(4 stars)
“I’d kill for that job,” you say, but would you really? Maybe in this economy, and maybe if you lived in a society where what you did for a living defined everything about you: social status, wife and children, the respect of your peers, your existence as a man. I’m not talking about the United States — no, no, of course I’m not — but South Korea, the setting for Park Chan-wook’s wicked comedy of capitalism and homicide, “No Other Choice.”
Park is a master of dark delights, with a string of classics that include “Oldboy” (2003), “The Handmaiden” (2016) and “Decision to Leave” (2022); he’s a little like a South Korean Hitchcock with a more evil sense of fun and a buried undercurrent of social outrage. Here, he takes a 1997 Donald E. Westlake novel, “The Ax,” and applies it to his home country with malice aforethought. The result is an entertainment that draws blood.
Our hero is Man-su (Lee Byung-hun), who has worked his way up over the years to a supervisory position at a paper factory, allowing him to buy his childhood home and live in bourgeois luxury with wife Min-ri (Son Ye-jin), teen stepson Si-one (Kim Woo Seung) and their young cello-prodigy daughter Ri-one (Choi So Yul).

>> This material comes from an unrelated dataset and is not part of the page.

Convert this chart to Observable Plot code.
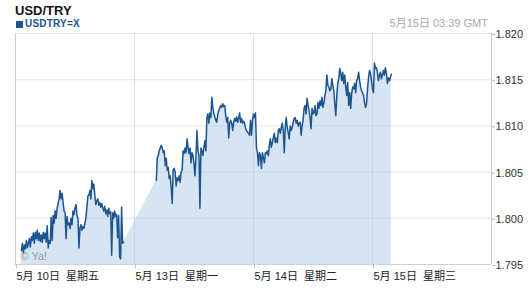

All is well until the plant is bought by Americans and Man-su is let go along with other employees, leading to a hilariously awful human-resources retreat where the laid-off men learn useless mantras to shore up their shattered self-confidence.
Man-su vows to find work but instead suffers through a Kafkaesque round of interviews that seem specifically designed to humiliate job seekers. He works retail, sees his wife take a position as a hygienist for a handsome dentist, frets about music lessons for his gifted daughter and ignores a not-at-all symbolic toothache before deciding with cold, desperate logic to seek out the men standing between him and gainful employment. We are in “Kind Hearts and Coronets” territory now, with a frisson of Patricia Highsmith’s murderous view of human relations.
And, as in Highsmith, murder is anything but easy. The men Man-su sets his sights on are even sadder specimens than he: a drunken buffoon (Lee Sung-min) with a cheating spouse (Yeom Hye-ran), a beaten-down family man (Cha Seung-won) working in a shoe store, a pompously insecure macho man (Park Hee-soon). “No Other Choice” plays Man-su’s misadventures as pitch-black comedy that every so often erupts into slapstick, as in a riotous three-way brawl between the buffoon, his wife and Man-su. The laughs get more grimly perverse the longer the movie goes on, and the fury at a system that pits these men against one another is a given, even if they’re too busy eating each other alive to see it.
The Westlake novel has been adapted before, as a 2005 Costa-Gavras movie called “The Ax” that saw only a European release; the new film is dedicated to the 92-year-old director, who assisted Park in the long gestation of “No Other Choice.” With a screenplay credited to Park, his frequent collaborators Lee Kyoung-mi and Lee Ja-hye, and Canadian actor-director Don McKellar, the film paints a caustic picture of South Korean society that could extend to many other countries and cultures, including our own.
Of course, in an English-language version, the hero might not possess a talent for shaping miniature bonsai trees that comes in handy when it comes to body disposal. (The production design of Man-su’s house, an explosion of greenery in a sterile Seoul, is one of the movie’s many pleasures.) But he might have a spouse who suspects the worst and weighs that against her suburban creature comforts. In a heroically funny lead performance, Lee Byung-hun conveys the existential agony of a man holding it together on the outside while inside he’s coming apart, and he’s matched step for step by Son as the wife, whose pragmatism goes much further than her husband thinks.
They’re all villains and victims of a societal structure that, in the words of more than one character here, gives them “no other choice.” But every waking moment obeying that structure is a choice, and Man-su taking his culture’s Darwinian imperative to its bloody logical conclusion is a choice. Such choices have consequences, even if they’re not the ones you expect. There are winners in “No Other Choice,” but as Park makes clear in the film’s quietly devastating final images, they’ve won at a cost that hollows the soul. No translation necessary.
R. At area theaters. Contains violence, language and some sexual content. In Korean, with English subtitles. 139 minutes.